So, why ACES?

So, as far I could understand, ACES is kind of a “master codec” which I should transcode all my material to ACES and start to work with it.

Ok, but where is the advantage? As far I could understand, the advantage is you can recover all the color and dynamic range information is that??? But recover HOW?

Because first I was thinking you need the original files with ACES format to recover, which doesn’t make any sense, because with the original files I can do it with any codec/format. If I have the original, so I have everything I need, doesn’t matter the format or codec. So?!

Than I was thinking maybe I can recover AFTER the conversion? Is that? For example: I can use ACES to edit my material, export in h.264 and send to someone. If this person want change something in this archive he will have the same Dynamic Range I had with the original file?! If is that, OK that’s a miracle and it’s excelent.

So… The resume is: I’m totally lost here…

So, no one can clarify it to me?

Hi Andre

I think it’s just the weekend and people are out enjoying the great weather (here in LA at least!)

I’ll take a try at explaining and hopefully some other more technical types can chime in.

The idea behind ACES is that you take your original files (camera raw, film scan, etc) into the ACES color space, which is a very large colorspace: 16bit floating point EXRs, effectively bigger than your eye can see. That way you are preserving all the color fidelity in your original files. You then work in ACES and only export into smaller color spaces (709, or others) as a deliverable for different distribution platforms.

ACES will preserve the color fidelity of your original files but doesn’t “recover” any fidelity per se, i.e. if your highlights are clipped and color is 8Bit, it doesn’t create new color information, any more than encoding a 4:2:0 HDV file into ProRes 4:2:2 didn’t add info, it just makes it able to be combined with other similar materials.
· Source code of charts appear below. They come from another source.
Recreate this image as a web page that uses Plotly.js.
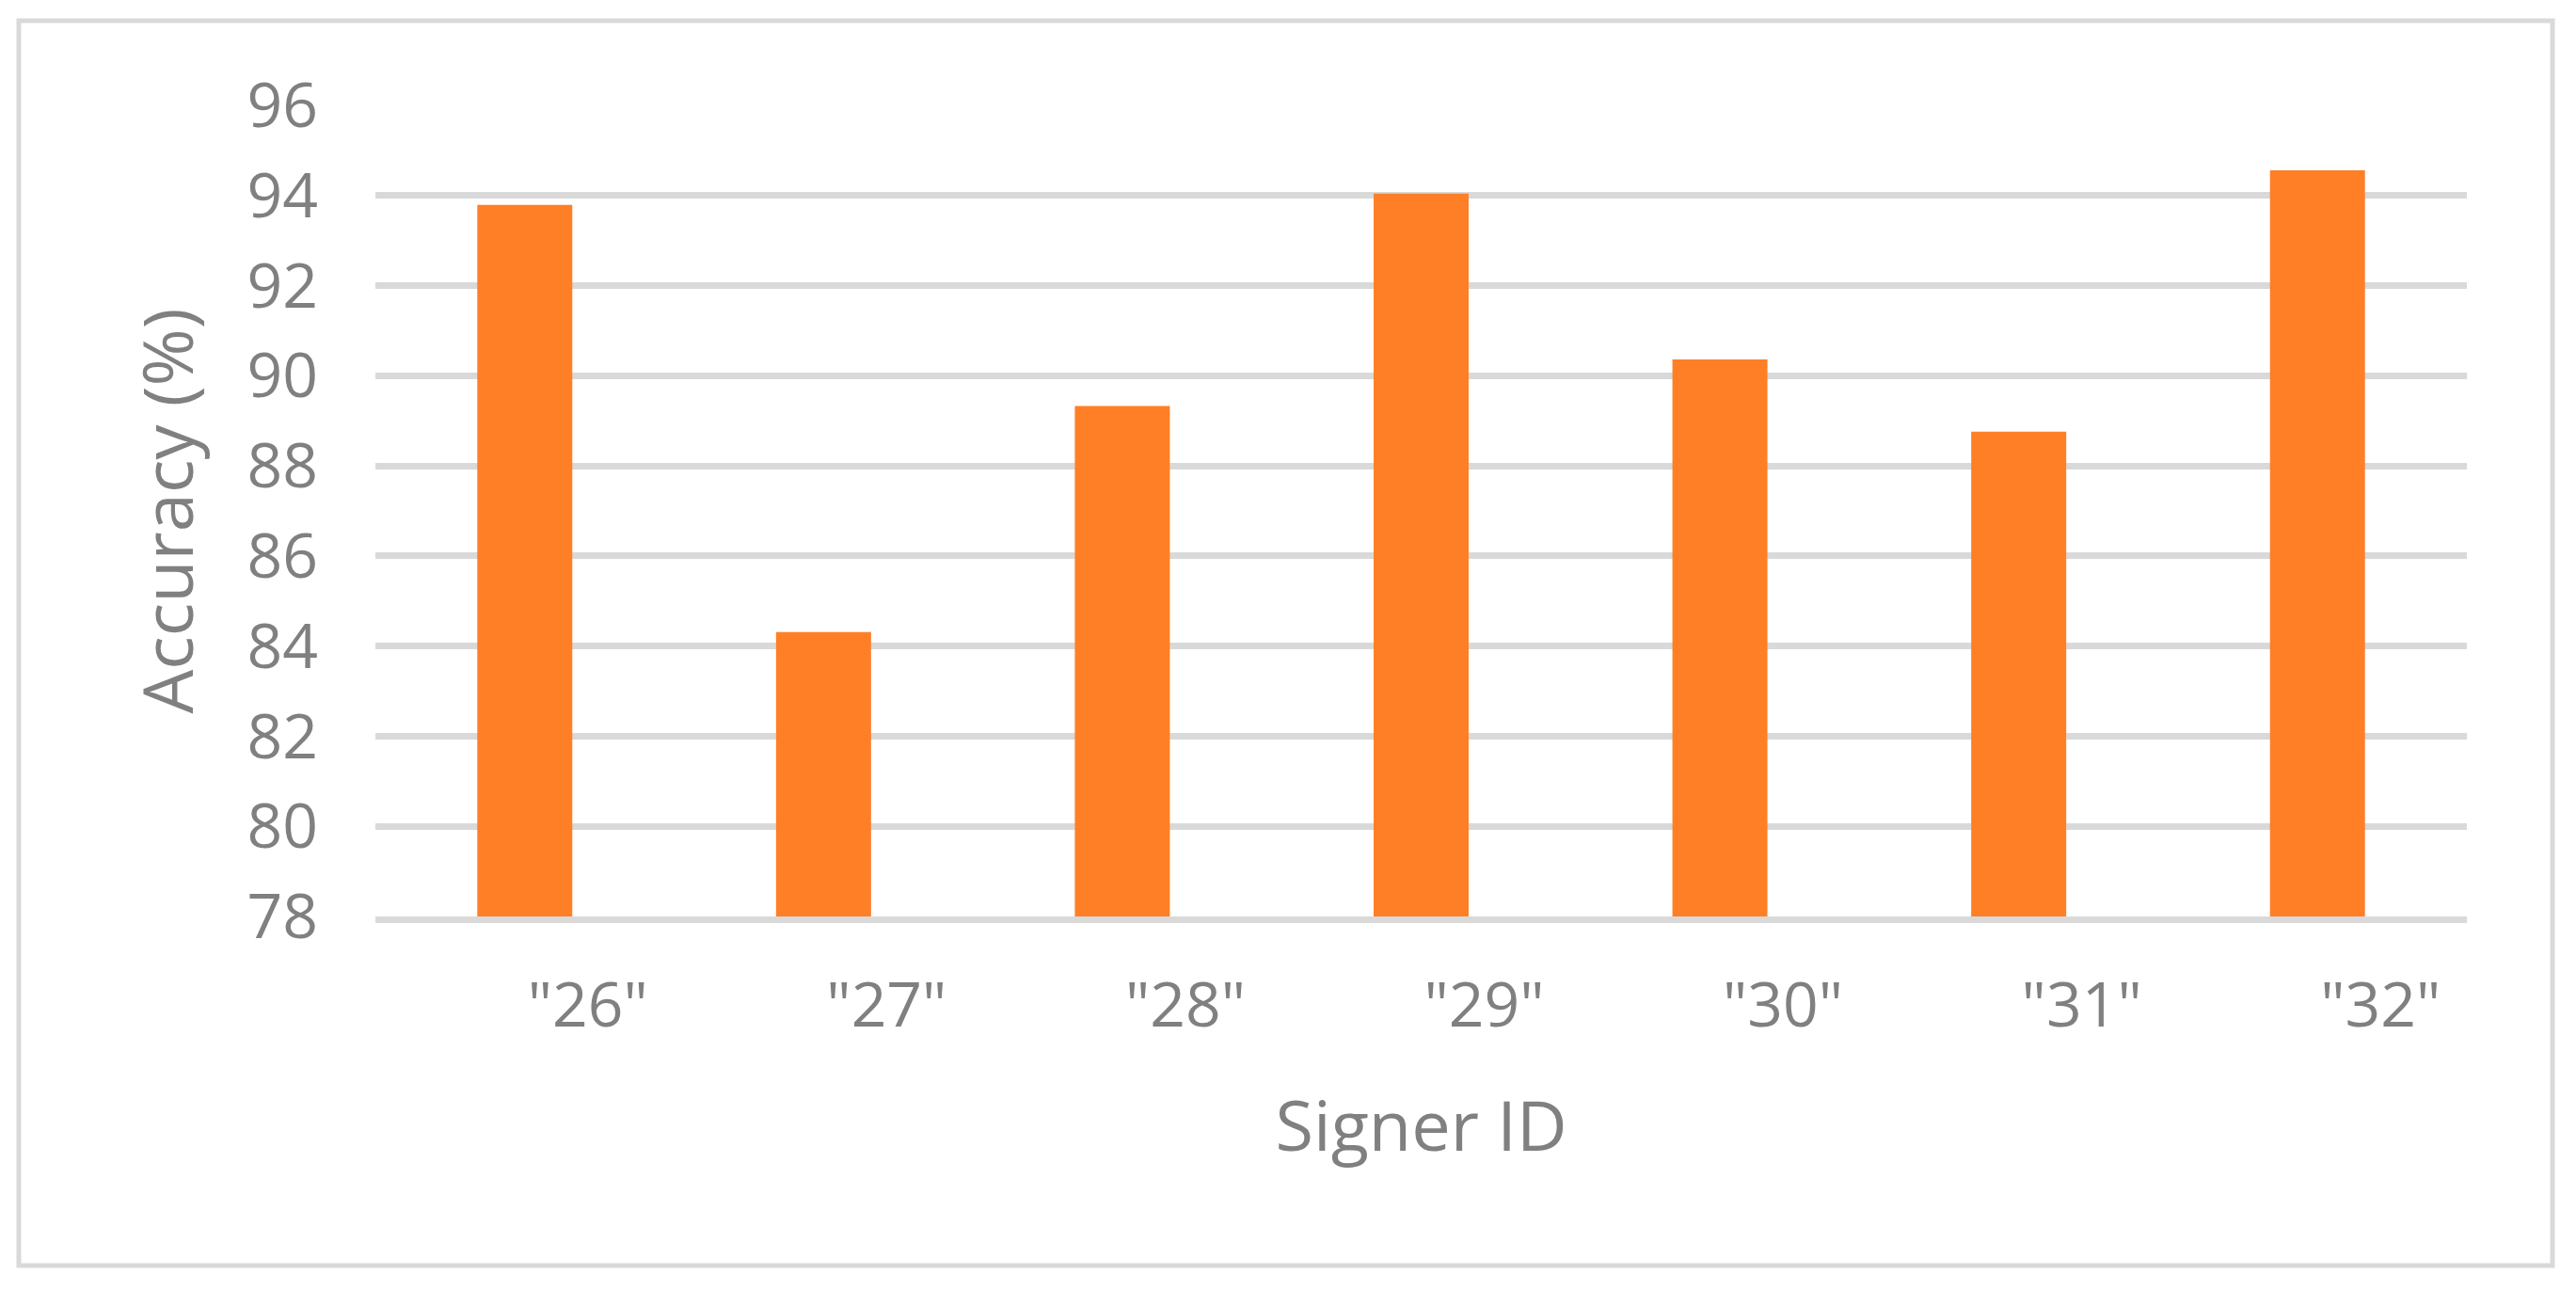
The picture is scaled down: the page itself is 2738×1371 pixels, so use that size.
<!DOCTYPE html>
<html>
<head>
<meta charset="utf-8">
<script src="https://cdn.plot.ly/plotly-3.0.1.min.js"></script>
<style>
  html, body { margin: 0; padding: 0; background: #fff; }
  #chart { width: 2738px; height: 1371px; }
</style>
</head>
<body>
<div id="chart"></div>
<script>
// accuracy per signer
const signers = ['"26"', '"27"', '"28"', '"29"', '"30"', '"31"', '"32"'];
const accuracy = [93.79, 84.31, 89.33, 94.04, 90.36, 88.76, 94.56];
const yTicks = [78, 80, 82, 84, 86, 88, 90, 92, 94, 96];

const grey = "#808080";
const fontFamily = "'Open Sans', 'Noto Sans', sans-serif";

var trace = {
  x: signers,
  y: accuracy,
  type: "bar",
  marker: { color: "#ff7f27" },
  hoverinfo: "x+y",
};

var layout = {
  width: 2738,
  height: 1371,
  margin: { l: 399, r: 116, t: 112, b: 397 },
  paper_bgcolor: "#ffffff",
  plot_bgcolor: "#ffffff",
  showlegend: false,
  bargap: 0.682,
  font: { family: fontFamily, color: grey, size: 66 },
  xaxis: {
    type: "category",
    showgrid: false,
    zeroline: false,
    showline: true,
    linecolor: "#d9d9d9",
    linewidth: 7,
    ticks: "",
    ticklabelshift: 67,
    ticklabelstandoff: 31,
    tickfont: { size: 66, color: grey },
    automargin: false,
    title: { text: "Signer ID", font: { size: 74, color: grey }, standoff: 64 },
  },
  yaxis: {
    range: [78, 96],
    tickvals: yTicks,
    showgrid: true,
    gridcolor: "#d9d9d9",
    gridwidth: 7,
    zeroline: false,
    showline: false,
    ticks: "",
    ticklabelstandoff: 60,
    tickfont: { size: 66, color: grey },
    automargin: false,
    title: { text: "Accuracy (%)", font: { size: 74, color: grey }, standoff: 32 },
  },
  shapes: [
    {
      // outer chart frame
      type: "rect",
      xref: "paper",
      yref: "paper",
      x0: (20 - 399) / 2223,
      x1: (2713 - 399) / 2223,
      y0: (974 - 1345) / 862,
      y1: (974 - 22) / 862,
      line: { color: "#d9d9d9", width: 5 },
      fillcolor: "rgba(0,0,0,0)",
      layer: "below",
    },
  ],
};

Plotly.newPlot("chart", [trace], layout, { displayModeBar: false, staticPlot: true });
</script>
</body>
</html>
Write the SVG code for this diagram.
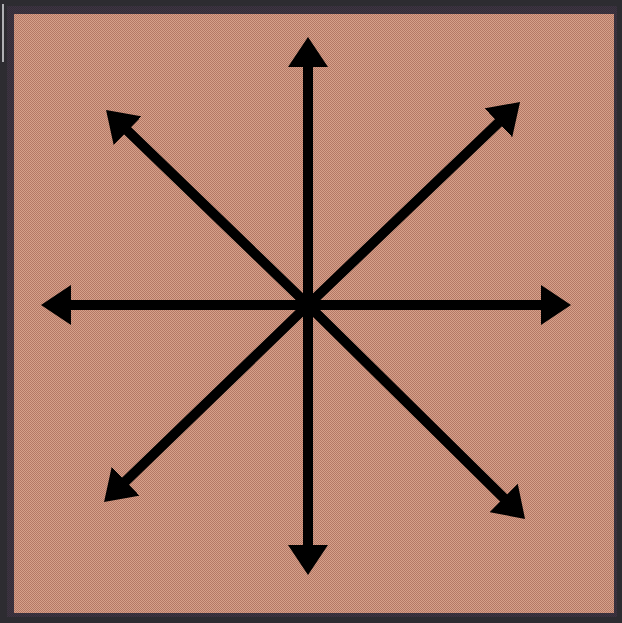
<svg xmlns="http://www.w3.org/2000/svg" width="622" height="623" viewBox="0 0 622 623">
  <style>
    .arrow { stroke: #000; stroke-width: 10; fill: none; marker-end: url(#head); }
  </style>
  <defs>
    <pattern id="checker" x="0" y="0" width="2" height="2" patternUnits="userSpaceOnUse">
      <rect x="0" y="0" width="2" height="2" fill="#d6a08a"/>
      <rect x="0" y="0" width="1" height="1" fill="#b47865"/>
      <rect x="1" y="1" width="1" height="1" fill="#b47865"/>
    </pattern>
    <pattern id="checkerDark" x="0" y="0" width="2" height="2" patternUnits="userSpaceOnUse">
      <rect x="0" y="0" width="2" height="2" fill="#3e3542"/>
      <rect x="0" y="0" width="1" height="1" fill="#332c38"/>
      <rect x="1" y="1" width="1" height="1" fill="#332c38"/>
    </pattern>
    <marker id="head" markerUnits="userSpaceOnUse" markerWidth="31" markerHeight="40" viewBox="0 0 31 40" refX="1" refY="20" orient="auto">
      <path d="M0,0 L30,20 L0,40 Z" fill="#000"/>
    </marker>
  </defs>
  <g id="frame">
    <rect x="0" y="0" width="622" height="623" fill="#2d2c31"/>
    <rect x="2" y="4" width="2" height="58" fill="#b0b0b4"/>
    <rect x="7" y="6" width="610" height="611" fill="url(#checkerDark)"/>
    <rect x="14" y="14" width="600" height="599" fill="url(#checker)"/>
  </g>
  <g id="connectors">
    <line class="arrow" x1="308" y1="305" x2="308" y2="66"/>
    <line class="arrow" x1="308" y1="305" x2="308" y2="546"/>
    <line class="arrow" x1="308" y1="305" x2="70" y2="305"/>
    <line class="arrow" x1="308" y1="305" x2="542" y2="305"/>
    <line class="arrow" x1="308" y1="305" x2="126.9" y2="130.1"/>
    <line class="arrow" x1="308" y1="305" x2="499.1" y2="122.1"/>
    <line class="arrow" x1="308" y1="305" x2="124.9" y2="481.9"/>
    <line class="arrow" x1="308" y1="305" x2="504.4" y2="498.6"/>
  </g>
</svg>
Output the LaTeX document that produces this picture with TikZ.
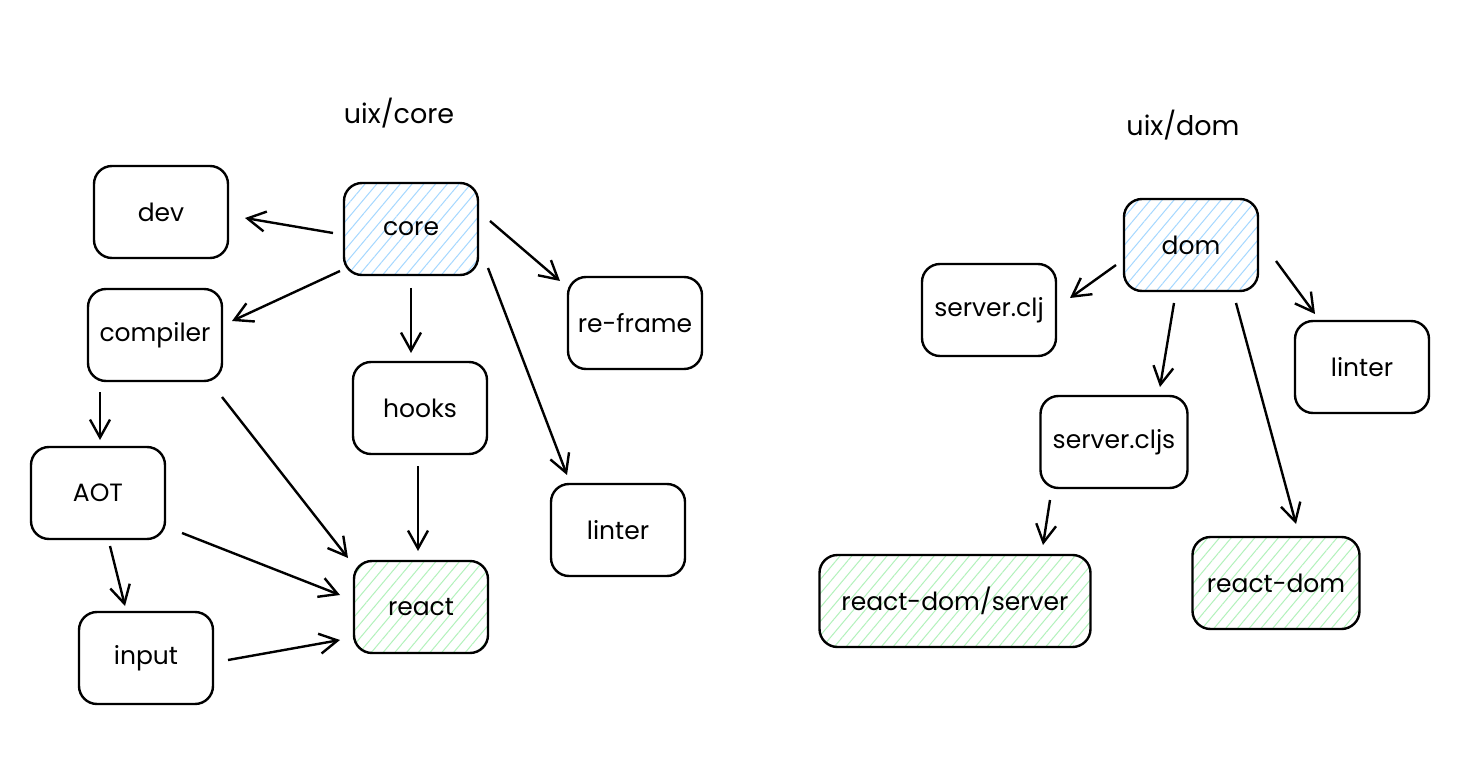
\documentclass[tikz,border=0pt]{standalone}
\usepackage{fontspec}
\setmainfont{Poppins}
\usetikzlibrary{arrows.meta,patterns.meta,calc}
\definecolor{hatchblue}{HTML}{A5D8FF}
\definecolor{hatchgreen}{HTML}{B2F2BB}
\tikzset{
  box/.style={draw=black, line width=1.2pt, rounded corners=9pt, minimum width=67pt, minimum height=46pt, inner sep=2pt, font=\fontsize{12.5}{15}\selectfont},
  bluebox/.style={box, pattern={Lines[angle=50,distance=4.5pt,line width=0.5pt]}, pattern color=hatchblue},
  greenbox/.style={box, pattern={Lines[angle=50,distance=4.5pt,line width=0.5pt]}, pattern color=hatchgreen},
  title/.style={font=\fontsize{13.5}{16}\selectfont},
  arr/.style={line width=1.2pt, -{Straight Barb[length=9pt,width=10pt,line width=1.2pt]}}
}
\begin{document}
\begin{tikzpicture}[x=0.5pt,y=-0.5pt]
\fill[white] (0,0) rectangle (1472,759);
\useasboundingbox (0,0) rectangle (1472,759);
% left group
\node[title] (t1) at (399,113) {uix/core};
\node[box] (dev) at (161,212) {dev};
\node[bluebox] (core) at (411,229) {core};
\node[box] (compiler) at (155,335) {compiler};
\node[box] (reframe) at (635,323) {re-frame};
\node[box] (hooks) at (420,408) {hooks};
\node[box] (aot) at (98,493) {AOT};
\node[box] (linterL) at (618,530) {linter};
\node[greenbox] (react) at (421,607) {react};
\node[box] (input) at (146,658) {input};
% right group
\node[title] (t2) at (1183,125) {uix/dom};
\node[bluebox] (dom) at (1191,245) {dom};
\node[box] (sclj) at (989,310) {server.clj};
\node[box] (linterR) at (1362,367) {linter};
\node[box, minimum width=73.5pt] (scljs) at (1114,442) {server.cljs};
\node[greenbox, minimum width=135.5pt] (rds) at (955,601) {react-dom/server};
\node[greenbox, minimum width=83.5pt] (rdom) at (1276,583) {react-dom};
% arrows left
\draw[arr] ($(core)+(-78,4)$) -- ($(dev)+(84,6)$);
\draw[arr] ($(core)+(-71,42)$) -- ($(compiler)+(77,-14)$);
\draw[arr] ($(core)+(79,-8)$) -- ($(reframe)+(-75,-42)$);
\draw[arr] ($(core)+(0,59)$) -- ($(hooks)+(-9,-55)$);
\draw[arr] ($(core)+(77,39)$) -- ($(linterL)+(-51,-55)$);
\draw[arr] ($(compiler)+(-55,57)$) -- ($(aot)+(2,-53)$);
\draw[arr] ($(compiler)+(67,62)$) -- ($(react)+(-73,-49)$);
\draw[arr] ($(hooks)+(-2,58)$) -- ($(react)+(-3,-56)$);
\draw[arr] ($(aot)+(12,53)$) -- ($(input)+(-21,-52)$);
\draw[arr] ($(aot)+(84,40)$) -- ($(react)+(-81,-12)$);
\draw[arr] ($(input)+(82,2)$) -- ($(react)+(-81,33)$);
% arrows right
\draw[arr] ($(dom)+(-75,20)$) -- ($(sclj)+(81,-12)$);
\draw[arr] ($(dom)+(-17,58)$) -- ($(scljs)+(46,-55)$);
\draw[arr] ($(dom)+(85,16)$) -- ($(linterR)+(-47,-53)$);
\draw[arr] ($(dom)+(45,58)$) -- ($(rdom)+(20,-59)$);
\draw[arr] ($(scljs)+(-64,58)$) -- ($(rds)+(88,-56)$);
\end{tikzpicture}
\end{document}
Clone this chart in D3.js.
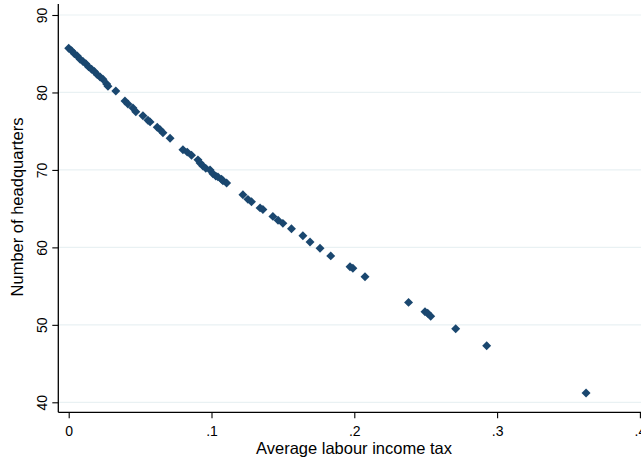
<!DOCTYPE html>
<html><head><meta charset="utf-8">
<script src="https://cdn.jsdelivr.net/npm/d3@7"></script>
<style>html,body{margin:0;padding:0;background:#fff;}svg{display:block;}</style>
</head><body>
<svg id="chart" width="641" height="459"></svg>
<script>
// Average labour income tax (x) and Number of headquarters (y)
const taxValues = [0.000,0.002,0.004,0.006,0.008,0.010,0.012,0.014,0.016,0.018,0.020,0.022,0.024,
  0.0266,0.0275,0.033,0.0394,0.0415,0.045,0.047,0.052,0.0555,0.057,0.062,0.064,0.066,0.071,
  0.080,0.083,0.086,0.0905,0.092,0.094,0.096,0.099,0.101,0.103,0.1045,0.107,0.108,0.1106,
  0.122,0.1255,0.128,0.134,0.136,0.143,0.1466,0.150,0.156,0.164,0.169,0.176,0.1835,
  0.197,0.199,0.2075,0.238,0.2495,0.2514,0.2535,0.271,0.2927,0.3623];
const hqValues = [85.7,85.4,85.0,84.7,84.3,84.0,83.7,83.3,83.0,82.7,82.3,82.0,81.7,
  81.1,80.8,80.2,78.9,78.5,78.0,77.5,77.0,76.4,76.2,75.5,75.2,74.8,74.1,
  72.6,72.3,71.9,71.3,70.9,70.5,70.2,70.0,69.5,69.2,69.1,68.8,68.6,68.3,
  66.8,66.2,65.9,65.1,64.9,64.0,63.5,63.1,62.4,61.5,60.7,59.9,58.9,
  57.5,57.3,56.2,52.9,51.7,51.5,51.1,49.5,47.3,41.2];
const xTicks = [0, 0.1, 0.2, 0.3, 0.4];
const xTickLabels = ["0", ".1", ".2", ".3", ".4"];
const yTicks = [40, 50, 60, 70, 80, 90];
const xTitle = "Average labour income tax";
const yTitle = "Number of headquarters";

const svg = d3.select("#chart");
const W = 641, H = 459;
const x = d3.scaleLinear().domain([0, 0.4]).range([68.7, 639.9]);
const y = d3.scaleLinear().domain([40, 90]).range([402.3, 15]);
const axisX = 58.3, axisY = 412.3;
const font = "'Liberation Sans', Arial, sans-serif";

// gridlines
svg.append("g").selectAll("line").data(yTicks).join("line")
  .attr("x1", axisX).attr("x2", W)
  .attr("y1", d => y(d)).attr("y2", d => y(d))
  .attr("stroke", "#e9f1f3").attr("stroke-width", 1.2);

// Y axis
const yAxis = d3.axisLeft(y).tickValues(yTicks).tickSize(6).tickPadding(4).tickFormat(d3.format("d"));
const gy = svg.append("g").attr("transform", `translate(${axisX},0)`).call(yAxis);
gy.select(".domain").attr("d", `M0,4V${axisY}`).attr("stroke", "#000").attr("stroke-width", 1.3);
gy.selectAll(".tick line").attr("stroke", "#000").attr("stroke-width", 1.1);
gy.selectAll(".tick text")
  .attr("x", null).attr("dy", null)
  .attr("transform", "translate(-11,0) rotate(-90)")
  .attr("text-anchor", "middle")
  .attr("font-family", font).attr("font-size", 14).attr("fill", "#000");

// X axis
const xAxis = d3.axisBottom(x).tickValues(xTicks).tickSize(6).tickPadding(8)
  .tickFormat((d, i) => xTickLabels[i]);
const gx = svg.append("g").attr("transform", `translate(0,${axisY})`).call(xAxis);
gx.select(".domain").attr("d", `M${axisX},0H${W}`).attr("stroke", "#000").attr("stroke-width", 1.3);
gx.selectAll(".tick line").attr("stroke", "#000").attr("stroke-width", 1.1);
gx.selectAll(".tick text").attr("font-family", font).attr("font-size", 14).attr("fill", "#000");

// points
const data = taxValues.map((t, i) => ({t, h: hqValues[i]}));
const sym = d3.symbol(d3.symbolSquare, 40);
svg.append("g").selectAll("path").data(data).join("path")
  .attr("d", sym)
  .attr("transform", d => `translate(${x(d.t)},${y(d.h)}) rotate(45)`)
  .attr("fill", "#1a476f");

// titles
svg.append("text").attr("x", 354).attr("y", 453.5).attr("text-anchor", "middle")
  .attr("font-family", font).attr("font-size", 16.5).attr("fill", "#000").text(xTitle);
svg.append("text").attr("transform", `translate(23,207) rotate(-90)`).attr("text-anchor", "middle")
  .attr("font-family", font).attr("font-size", 16.5).attr("fill", "#000").text(yTitle);
</script>
</body></html>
There are some significant benefits of working in ACES, which you may see, depending on what type of work you do. If it’s mostly REC709 TV work or you’re shooting in 8bit, compressed cameras material, it may not be for you, although many boutique color facilities have elected to standardize on ACES because it’s sophisticated color science, and a known, recognized standard they can employ without having to have a color scientist design a color pipeline.

Some Benefits of ACES:

  1. Color matching materials from different cameras, inputs becomes significantly easier when you use ACES. It doesn’t make a GoPro look like an Alexa, but it does allow you to work with the two much easier in one timeline
  2. it allows you to trade files with other facilities, etc. and assuming that both parties have calibrated their monitors and working environment, you can have confidence that you are seeing colors accurately. This helps tremendously for VFX facilities who get clips from an edit…they can work to the clip color with confidence and not change the color which then causes problems when those modified color clips are re-inserted back into the master cut
  3. it is a defined set of standards with metadata that explains what you’re looking at and the environment (color temp for example) that it’s intended to be viewed in. This means that a master and archive can be created that can be revisited even if the original creators are not available to explain.

ACES is resolution independent, it’s concerned with color depth, white point, etc. My understanding is that if you reencode your ACES material into H.264 you will affect the look not necessarily because of the resolution change but because of the bit rate reduction (I believe most H264 is 8 bit, there is 10 bit, but no 16bit to my knowledge).

So ACES doesn’t change the laws of physics but it does allow you to have more control and confidence in your color pipeline if you use it as recommended.

Hope this begins to answer your questions.

Excelent and clear answer! Thanks Steve!